Saturday, December 1, 2012

Challenge-Led Innovation

#oipsrv One view of innovation is that it is motivated by a series of challenges. Once upon a time, we would have used the word "problems", and called this the "problem-solving" approach to innovation. But the word "problem" is now taboo in business world, and we have to find various euphemisms such as "opportunity" or "challenge". Necessity is the mother of invention.

At a seminar at the British Library yesterday (Open Innovation in Public Services), I heard several ways of managing innovation in these terms.

  • Challenge Prizes - Offering cash prizes to the first person or team that can solve a well-defined problem. This approach has been used for centuries, although the history of technology is littered with unfortunate inventors who have produced something brilliant only to have the prize taken by a rival, or unfairly denied for various spurious reasons. Furthermore, a poorly designed prize can discourage collaboration and thus inhibit innovation instead of encouraging it. However, as Vicki Purewal explained, prize schemes do not have to follow the winner-takes-all, loser-gets-nothing rule, and are often designed to distribute the rewards more fairly and in stages. See Centre for Challenge Prizes
  • Hack Days - Bringing volunteers together for a day to build quick and dirty solutions to a broad range of problems. This approach is most commonly seen in the software arena, and the example presented was NHS Hackdays.
  • Challenge Platform - Creating a social network and/or funding for collective problem-solving. Contrasting examples from Barking and Dagenham, Camden, and York.

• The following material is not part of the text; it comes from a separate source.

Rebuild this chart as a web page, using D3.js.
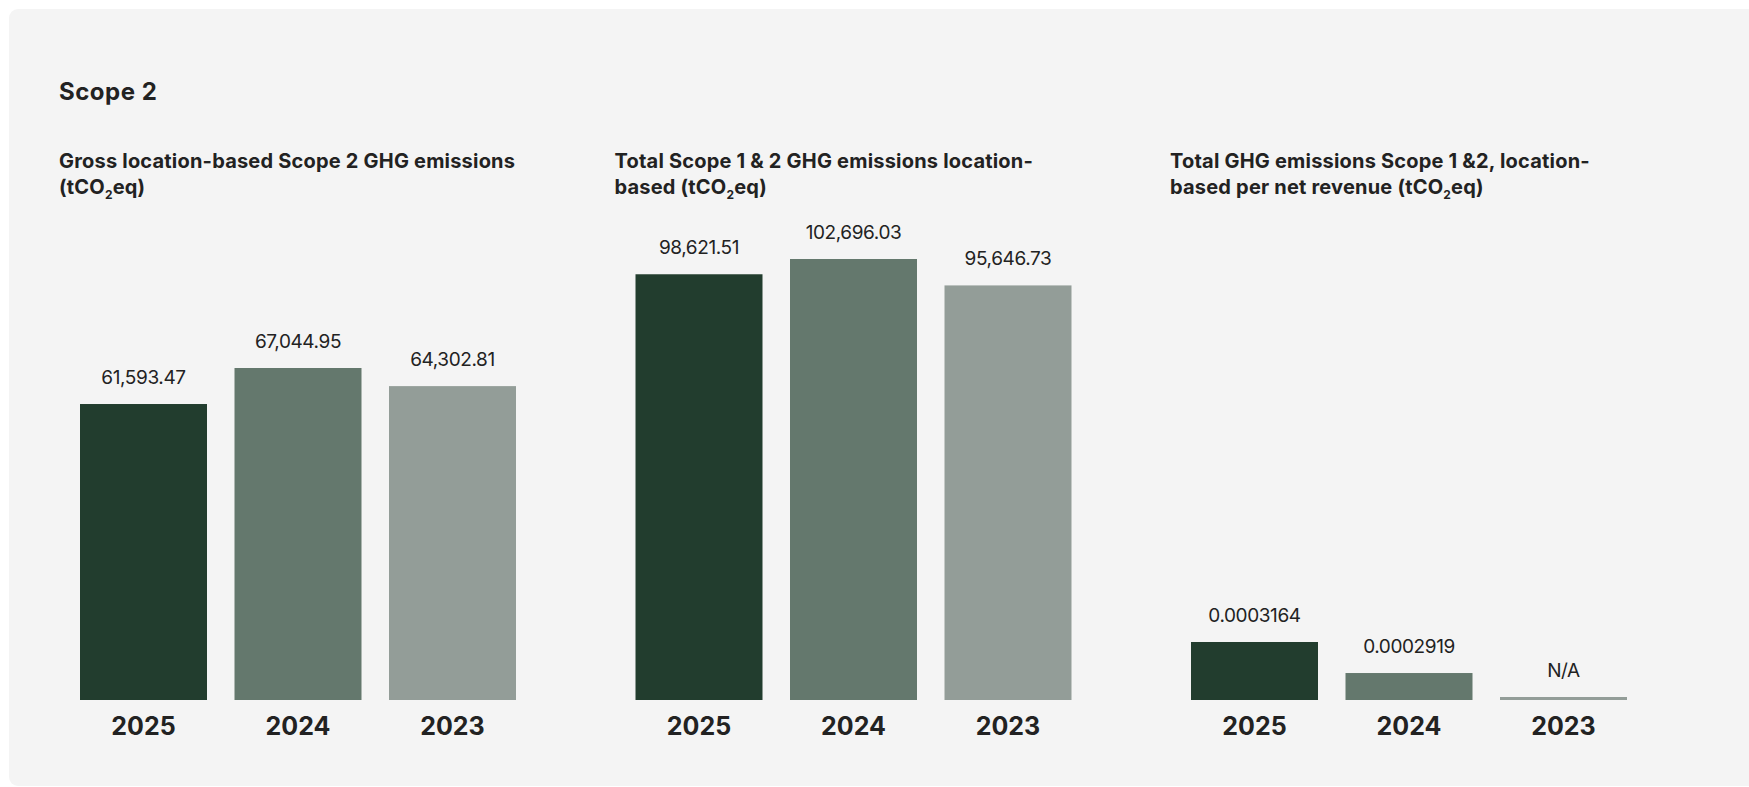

I think these are all good and useful initiatives. One of the benefits is that they open up the organization or ecosystem to ideas from a much larger community of people. This can be both more democratic and a lot more cost-effective than hiring one of the large consultancies, which seems to be the default method in some organizations. One way of putting this is that it changes the available scope of Organizational Intelligence.

However, problem-solving may be necessary for innovation, but is not sufficient. These initiatives concentrate on invention, which tends to be the sexy part of innovation. @davidtownson from the Design Council showed two slides that placed invention into a broader context. The first of these slides showed the Design Council's design process, drawn as a Double Diamond.  The first diamond is devoted to clarifying the problem or requirement, and the second diamond is devoted to solving a well-defined problem. If the challenge-led approach starts from a well-defined problem, then it is just doing the second diamond. 

The second of David's slides showed a spiral model of innovation, culminating in Systemic Change. (I can't find a version of this spiral on the Design Council website.) This might suggest extending the Double Diamond into a Triple Diamond, where the third diamond tackled the difficult and unglamorous end of the innovation process - rolling out the solution, integrating it with systems and working practices, and embedding it into the target organization or ecosystem.

This triple diamond faintly echoes the three-phase innovation model proposed (in a somewhat different context) by Abernathy and Utterback, which combined product innovation, process innovation, competitive environment and organizational structure: 
  • Fluid phase (exploratory)
  • Transitional phase (convergence on solution)
  • Specific phase (focus on costs and performance)
Within the public sector, there may be broad demand for innovations (individual challenges), but there is also extremely strong demand for innovation as such (focus on costs and performance). So a suitably modified version of the Abernathy and Utterback model would be extremely relevant to the public sector.

Let us return to the question of Open Innovation. In her presentation, Heather Niven contrasted a large tanker with a flotilla of small boats. In the specific area of NHS information systems, Heather's metaphor applies very well to the contrast between the NPfIT - a grossly expensive centralized white elephant - and a large number of small but useful apps developed in the NHS Hackdays Carl Reynolds has organized. The "bottom-up" approach may be more promising than the "top-down" approach, as well as more exciting, but there probably needs to be a stronger element of coordination and integration before we can see this innovation as anything more than a load of well-meaning but marginal efforts by a bunch of extremely clever geeks.

Finally, there was some discussion about the word "innovation", and resistance to this concept within the public sector in particular. Perhaps we need to go back to talking about problem-solving?



Abernathy, W.J. and Utterback, J.M. Patterns of Innovation in Technology (Technology Review 1978) via Innovation Zen

For @LucyInnovation 's report of the British Library seminar, see Because not all the smart people work for you ...

1 comment:

  1. Not using the word innovation is a special case of a general degradation in our ability to say what we mean and be heard. The Tower of Babel is the original goal driven activity that produced this effect. Does anyone know of any studies that map our ability to be heard by our fellow humans as a necessary resource for our viability?